Many industry commentators have suggested that spring 2019 will see a significant amount of properties owned by landlords hitting the market as they realise that buy to let is no longer a viable investment for them, spurred on by their self-assessment statement in January which, for many, may be the first inkling of what’s in store.
Brian Murphy, Head of Lending for Mortgage Advice Bureau suggested that creating reduced demand from investors was perhaps in the government’s plan all along, explaining that: “Many in the industry have long held the view that the introduction of increased taxation on landlords was partly designed to create this very situation, and help to enable more First Time Buyers to purchase their own property due to lack of competition with landlords for the same properties.
“So, to that end, more stock at entry level with prices softening may assist that strategy.”
Brian went on to say: “Obviously, the introduction of the reduction in mortgage interest rate relief, which is a phased process, doesn’t affect those landlords who aren’t leveraged.
“However, for those who do have borrowings against investment properties and who haven’t as yet taken measures to mitigate their tax position, the additional tax that they will be paying from the next year may make it less viable for them to stay in the sector.”
Of course, the upside in all of this is that those at the very start of their home ownership journey might now have a better chance of getting their foot on the ladder, due to a combination of more suitable properties on the market, lower pricing and as of last year, an exemption on stamp duty.
Miles Shipside, Director of Rightmove, commented on the report’s findings: “With the government using the tax system to try and help first time buyers while deterring out-of-favour landlords, prices in this sector have been subdued as intended.
“That gives aspiring first time buyers an autumn opportunity to negotiate a favourable deal. The story at this time of year for the last five years has been an average autumn bounce of 1.6 per cent in the price of property coming to market.
“Whilst all regions have seen a monthly rise, this year has a more subdued narrative with only a one per cent uplift.
“While the backdrop of political uncertainty and stretched buyer affordability remains the same, this month has price drops at the bottom of the market dragging down the national average.”
Miles added: “While landlords were hit with a three per cent stamp duty surcharge on property purchases back in April 2016, in contrast most first time buyers were effectively awarded stamp duty-free status in November 2017.
“The fall in prices at the bottom of the market during what is, traditionally, a busier time means that those keen to sell need to price accordingly, which gives an opportunity for those stamp duty-free first time buyers to negotiate harder.”
At the coal face, Robert Lazarus, MD of Paramount Properties in North West London, observed: “There’s a better opportunity for first time buyers coming in to the market at the minute compared to a couple of years ago, especially if they’re looking for a one bed flat.
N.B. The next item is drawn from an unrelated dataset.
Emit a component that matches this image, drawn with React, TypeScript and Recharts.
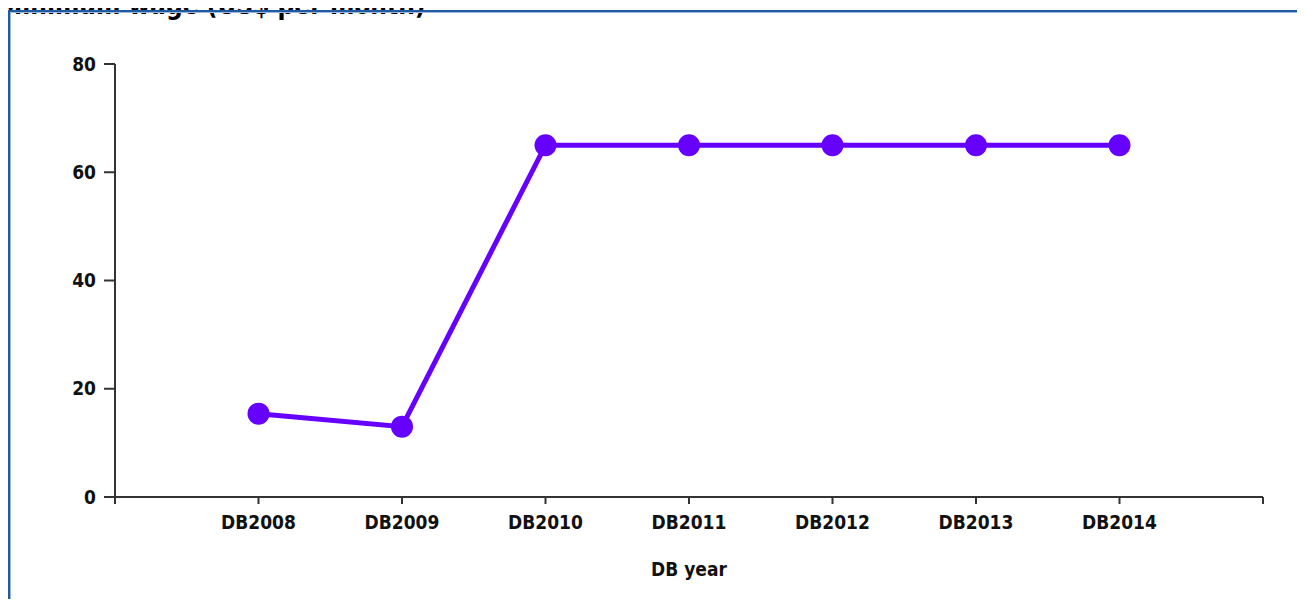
import React from 'react';
import { LineChart, Line, XAxis, YAxis } from 'recharts';

const categories = ['DB2008', 'DB2009', 'DB2010', 'DB2011', 'DB2012', 'DB2013', 'DB2014'];
const minimumWage = [15.4, 13.0, 65, 65, 65, 65, 65];
const yTicks = [0, 20, 40, 60, 80];
const title = 'Minimum wage (US$ per month)';
const xTitle = 'DB year';

const data = categories.map((c, i) => ({ pos: i + 1, name: c, value: minimumWage[i] }));
const xTicks = Array.from({ length: categories.length + 2 }, (_, i) => i);

const FONT = '"DejaVu Sans Condensed", "DejaVu Sans", sans-serif';
const AXIS = '#333333';

export default function App() {
  return (
    <div style={{ position: 'relative', width: 1305, height: 607, margin: -8, overflow: 'hidden', background: '#fff' }}>
      <div
        style={{
          position: 'absolute',
          left: -1,
          top: -8,
          fontFamily: FONT,
          fontWeight: 'bold',
          fontSize: 26,
          lineHeight: '26px',
          color: '#000',
          whiteSpace: 'nowrap',
        }}
      >
        {title}
      </div>
      <div
        style={{
          position: 'absolute',
          left: 8,
          top: 10,
          width: 1320,
          height: 620,
          borderTop: '2px solid #1f5aa3',
          borderLeft: '2px solid #1f5aa3',
          boxShadow: 'inset 1px 1px 0 #9ab8dc',
        }}
      />
      <div style={{ position: 'absolute', left: 0, top: 0 }}>
        <LineChart width={1305} height={607} data={data} margin={{ top: 64, right: 42, bottom: 20, left: 55 }}>
          <XAxis
            dataKey="pos"
            type="number"
            domain={[0, categories.length + 1]}
            ticks={xTicks}
            interval={0}
            tickFormatter={(v: number) => (v >= 1 && v <= categories.length ? categories[v - 1] : '')}
            tick={{ fill: '#111', fontFamily: FONT, fontWeight: 'bold', fontSize: 19 }}
            tickSize={7}
            tickMargin={12}
            stroke={AXIS}
            strokeWidth={2}
            height={90}
            label={{
              value: xTitle,
              position: 'insideBottom',
              offset: 11,
              fill: '#111',
              fontFamily: FONT,
              fontWeight: 'bold',
              fontSize: 19,
            }}
          />
          <YAxis
            type="number"
            domain={[0, 80]}
            ticks={yTicks}
            interval={0}
            tick={{ fill: '#111', fontFamily: FONT, fontWeight: 'bold', fontSize: 19 }}
            tickSize={11}
            tickMargin={8}
            stroke={AXIS}
            strokeWidth={2}
            width={60}
          />
          <Line
            dataKey="value"
            stroke="#6600ff"
            strokeWidth={5}
            dot={{ r: 11, fill: '#6600ff', stroke: '#6600ff', strokeWidth: 0 }}
            activeDot={false}
            isAnimationActive={false}
          />
        </LineChart>
      </div>
    </div>
  );
}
“Before the additional stamp duty on second homes came in we were selling 20 per cent of these flats to landlords which was driving prices up, and now we’re selling less than five per cent of them to landlords, giving first time buyers the first pick of new stock that comes on.”
Another layer to this complex picture would be the rumoured introduction in the Autumn Budget of capital gains tax relief for landlords who sell to long-term tenants.
If true, this could generate a unique opportunity for those who want to exit the sector to work with those who want to buy, thus creating a win-win scenario for both parties.
However, with latest research from the National Landlords Association suggesting that as many as a fifth of all landlords may leave the sector over the next two years, potentially removing up to 980,000 privately rented properties from the UK’s housing stock, the upwards pressure on rents that this shift in the market might create is not to be under-estimated.
Good news for landlords with a long-term investment view, but not so positive for those who, out of necessity, have to rent their home rather than buy.